Return the lines that follow, exactly as they appear, from the first through the one containing "const ctx = canvas.getContext('2d');"; no pictures are to be included.

* start Supplied information *

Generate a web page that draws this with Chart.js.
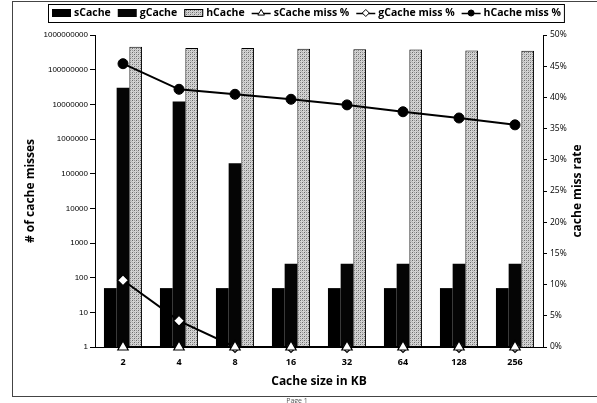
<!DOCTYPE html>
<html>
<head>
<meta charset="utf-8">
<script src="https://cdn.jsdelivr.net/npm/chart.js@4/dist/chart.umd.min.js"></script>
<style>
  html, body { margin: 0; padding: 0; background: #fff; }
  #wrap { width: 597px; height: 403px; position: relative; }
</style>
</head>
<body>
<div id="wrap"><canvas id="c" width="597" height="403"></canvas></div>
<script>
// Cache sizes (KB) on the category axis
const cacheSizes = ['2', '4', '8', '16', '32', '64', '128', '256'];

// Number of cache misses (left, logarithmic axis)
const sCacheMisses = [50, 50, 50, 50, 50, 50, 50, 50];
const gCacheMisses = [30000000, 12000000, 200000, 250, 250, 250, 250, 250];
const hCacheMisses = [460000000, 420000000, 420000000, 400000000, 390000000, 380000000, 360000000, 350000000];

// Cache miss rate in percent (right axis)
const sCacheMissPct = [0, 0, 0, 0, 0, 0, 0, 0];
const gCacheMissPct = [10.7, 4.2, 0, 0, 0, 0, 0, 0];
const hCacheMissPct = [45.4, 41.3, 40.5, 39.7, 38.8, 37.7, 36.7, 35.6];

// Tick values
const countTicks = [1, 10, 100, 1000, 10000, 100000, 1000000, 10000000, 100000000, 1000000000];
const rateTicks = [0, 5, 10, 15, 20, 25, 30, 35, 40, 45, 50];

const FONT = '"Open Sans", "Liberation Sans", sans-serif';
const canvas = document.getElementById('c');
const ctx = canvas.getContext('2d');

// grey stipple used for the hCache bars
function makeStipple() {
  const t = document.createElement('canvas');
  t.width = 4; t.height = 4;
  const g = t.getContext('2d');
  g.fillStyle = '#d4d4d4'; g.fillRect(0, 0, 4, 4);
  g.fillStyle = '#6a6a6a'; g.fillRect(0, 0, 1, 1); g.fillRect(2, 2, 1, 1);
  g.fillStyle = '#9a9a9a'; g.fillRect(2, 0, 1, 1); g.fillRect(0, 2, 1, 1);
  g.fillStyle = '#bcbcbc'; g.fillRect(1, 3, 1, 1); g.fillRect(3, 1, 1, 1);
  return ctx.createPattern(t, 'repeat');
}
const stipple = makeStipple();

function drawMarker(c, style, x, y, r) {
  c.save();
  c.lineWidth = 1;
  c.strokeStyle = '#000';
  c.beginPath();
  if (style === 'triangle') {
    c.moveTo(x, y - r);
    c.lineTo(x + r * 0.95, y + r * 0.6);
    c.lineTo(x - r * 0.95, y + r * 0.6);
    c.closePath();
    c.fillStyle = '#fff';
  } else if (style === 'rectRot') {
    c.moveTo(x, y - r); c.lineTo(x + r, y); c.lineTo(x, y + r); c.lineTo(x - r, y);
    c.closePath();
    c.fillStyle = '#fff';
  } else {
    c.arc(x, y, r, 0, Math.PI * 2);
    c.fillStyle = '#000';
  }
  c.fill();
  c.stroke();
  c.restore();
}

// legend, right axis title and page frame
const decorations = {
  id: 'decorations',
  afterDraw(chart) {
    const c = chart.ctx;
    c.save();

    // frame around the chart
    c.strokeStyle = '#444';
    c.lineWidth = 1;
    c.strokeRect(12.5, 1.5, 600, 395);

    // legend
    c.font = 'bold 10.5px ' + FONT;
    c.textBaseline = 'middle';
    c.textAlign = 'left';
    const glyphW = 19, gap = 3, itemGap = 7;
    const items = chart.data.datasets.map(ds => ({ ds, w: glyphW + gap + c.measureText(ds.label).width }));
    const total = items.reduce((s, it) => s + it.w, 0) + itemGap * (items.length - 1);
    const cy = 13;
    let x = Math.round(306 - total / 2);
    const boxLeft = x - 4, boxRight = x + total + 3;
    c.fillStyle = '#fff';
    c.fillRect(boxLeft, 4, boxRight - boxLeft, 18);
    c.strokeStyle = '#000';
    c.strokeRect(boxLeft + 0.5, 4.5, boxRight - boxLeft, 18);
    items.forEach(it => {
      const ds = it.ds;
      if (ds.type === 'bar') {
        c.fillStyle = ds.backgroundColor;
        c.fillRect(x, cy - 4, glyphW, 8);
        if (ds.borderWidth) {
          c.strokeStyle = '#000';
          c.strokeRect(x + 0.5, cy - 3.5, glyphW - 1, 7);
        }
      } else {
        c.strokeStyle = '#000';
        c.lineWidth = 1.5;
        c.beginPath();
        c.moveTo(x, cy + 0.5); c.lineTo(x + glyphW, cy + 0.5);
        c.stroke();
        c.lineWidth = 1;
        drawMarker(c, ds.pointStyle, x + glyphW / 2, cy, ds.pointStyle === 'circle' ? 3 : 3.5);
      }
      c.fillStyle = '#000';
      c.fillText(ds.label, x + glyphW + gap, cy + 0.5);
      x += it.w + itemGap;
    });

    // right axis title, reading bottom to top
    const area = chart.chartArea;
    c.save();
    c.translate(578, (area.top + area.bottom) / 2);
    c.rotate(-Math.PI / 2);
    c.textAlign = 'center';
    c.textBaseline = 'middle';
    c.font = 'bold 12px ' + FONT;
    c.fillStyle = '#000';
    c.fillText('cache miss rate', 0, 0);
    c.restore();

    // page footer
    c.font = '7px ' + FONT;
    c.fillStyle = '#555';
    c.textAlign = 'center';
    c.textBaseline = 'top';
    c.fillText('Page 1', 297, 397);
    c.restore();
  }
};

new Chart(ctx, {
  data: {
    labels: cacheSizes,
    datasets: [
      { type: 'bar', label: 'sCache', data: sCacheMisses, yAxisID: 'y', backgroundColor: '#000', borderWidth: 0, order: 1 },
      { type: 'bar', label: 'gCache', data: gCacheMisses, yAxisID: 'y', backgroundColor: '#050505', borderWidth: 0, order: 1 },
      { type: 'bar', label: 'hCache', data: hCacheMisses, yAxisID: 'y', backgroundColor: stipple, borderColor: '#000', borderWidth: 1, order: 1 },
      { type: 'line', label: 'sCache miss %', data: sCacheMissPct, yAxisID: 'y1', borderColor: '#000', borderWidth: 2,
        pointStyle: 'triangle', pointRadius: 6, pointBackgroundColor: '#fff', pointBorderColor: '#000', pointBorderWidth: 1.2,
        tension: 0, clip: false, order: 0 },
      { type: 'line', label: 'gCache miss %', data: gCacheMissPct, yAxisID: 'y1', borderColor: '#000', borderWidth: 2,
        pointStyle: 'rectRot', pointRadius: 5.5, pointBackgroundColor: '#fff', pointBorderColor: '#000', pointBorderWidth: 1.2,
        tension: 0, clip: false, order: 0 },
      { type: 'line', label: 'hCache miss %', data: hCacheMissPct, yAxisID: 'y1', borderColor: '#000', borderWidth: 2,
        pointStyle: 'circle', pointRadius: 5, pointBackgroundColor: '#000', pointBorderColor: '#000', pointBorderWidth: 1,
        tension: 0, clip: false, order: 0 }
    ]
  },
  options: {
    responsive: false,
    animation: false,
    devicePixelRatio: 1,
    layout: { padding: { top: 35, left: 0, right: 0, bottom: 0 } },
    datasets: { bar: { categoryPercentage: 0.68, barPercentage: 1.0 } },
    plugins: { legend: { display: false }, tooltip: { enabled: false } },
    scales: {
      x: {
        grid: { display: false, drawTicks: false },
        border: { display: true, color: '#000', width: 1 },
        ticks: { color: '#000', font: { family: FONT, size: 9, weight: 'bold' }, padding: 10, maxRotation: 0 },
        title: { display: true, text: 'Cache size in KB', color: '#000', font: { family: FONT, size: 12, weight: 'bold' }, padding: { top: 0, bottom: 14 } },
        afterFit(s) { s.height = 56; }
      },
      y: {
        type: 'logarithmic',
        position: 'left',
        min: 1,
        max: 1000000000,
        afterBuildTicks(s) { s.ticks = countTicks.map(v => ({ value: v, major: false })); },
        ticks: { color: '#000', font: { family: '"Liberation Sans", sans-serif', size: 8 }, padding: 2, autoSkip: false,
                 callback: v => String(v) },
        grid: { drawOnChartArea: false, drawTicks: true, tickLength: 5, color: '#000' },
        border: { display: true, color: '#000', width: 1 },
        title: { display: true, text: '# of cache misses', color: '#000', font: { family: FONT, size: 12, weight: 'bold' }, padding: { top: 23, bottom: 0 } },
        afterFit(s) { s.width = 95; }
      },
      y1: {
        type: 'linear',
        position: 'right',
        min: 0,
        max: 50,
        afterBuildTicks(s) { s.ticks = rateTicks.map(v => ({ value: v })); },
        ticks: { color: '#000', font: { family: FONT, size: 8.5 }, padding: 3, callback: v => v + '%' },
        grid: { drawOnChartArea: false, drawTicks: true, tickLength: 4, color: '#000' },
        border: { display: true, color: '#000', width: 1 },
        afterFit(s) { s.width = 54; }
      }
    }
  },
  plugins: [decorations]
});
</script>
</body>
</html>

* end Supplied information *

### [The completed task]
Generate a web page that draws this with Chart.js.
<!DOCTYPE html>
<html>
<head>
<meta charset="utf-8">
<script src="https://cdn.jsdelivr.net/npm/chart.js@4/dist/chart.umd.min.js"></script>
<style>
  html, body { margin: 0; padding: 0; background: #fff; }
  #wrap { width: 597px; height: 403px; position: relative; }
</style>
</head>
<body>
<div id="wrap"><canvas id="c" width="597" height="403"></canvas></div>
<script>
// Cache sizes (KB) on the category axis
const cacheSizes = ['2', '4', '8', '16', '32', '64', '128', '256'];

// Number of cache misses (left, logarithmic axis)
const sCacheMisses = [50, 50, 50, 50, 50, 50, 50, 50];
const gCacheMisses = [30000000, 12000000, 200000, 250, 250, 250, 250, 250];
const hCacheMisses = [460000000, 420000000, 420000000, 400000000, 390000000, 380000000, 360000000, 350000000];

// Cache miss rate in percent (right axis)
const sCacheMissPct = [0, 0, 0, 0, 0, 0, 0, 0];
const gCacheMissPct = [10.7, 4.2, 0, 0, 0, 0, 0, 0];
const hCacheMissPct = [45.4, 41.3, 40.5, 39.7, 38.8, 37.7, 36.7, 35.6];

// Tick values
const countTicks = [1, 10, 100, 1000, 10000, 100000, 1000000, 10000000, 100000000, 1000000000];
const rateTicks = [0, 5, 10, 15, 20, 25, 30, 35, 40, 45, 50];

const FONT = '"Open Sans", "Liberation Sans", sans-serif';
const canvas = document.getElementById('c');
const ctx = canvas.getContext('2d');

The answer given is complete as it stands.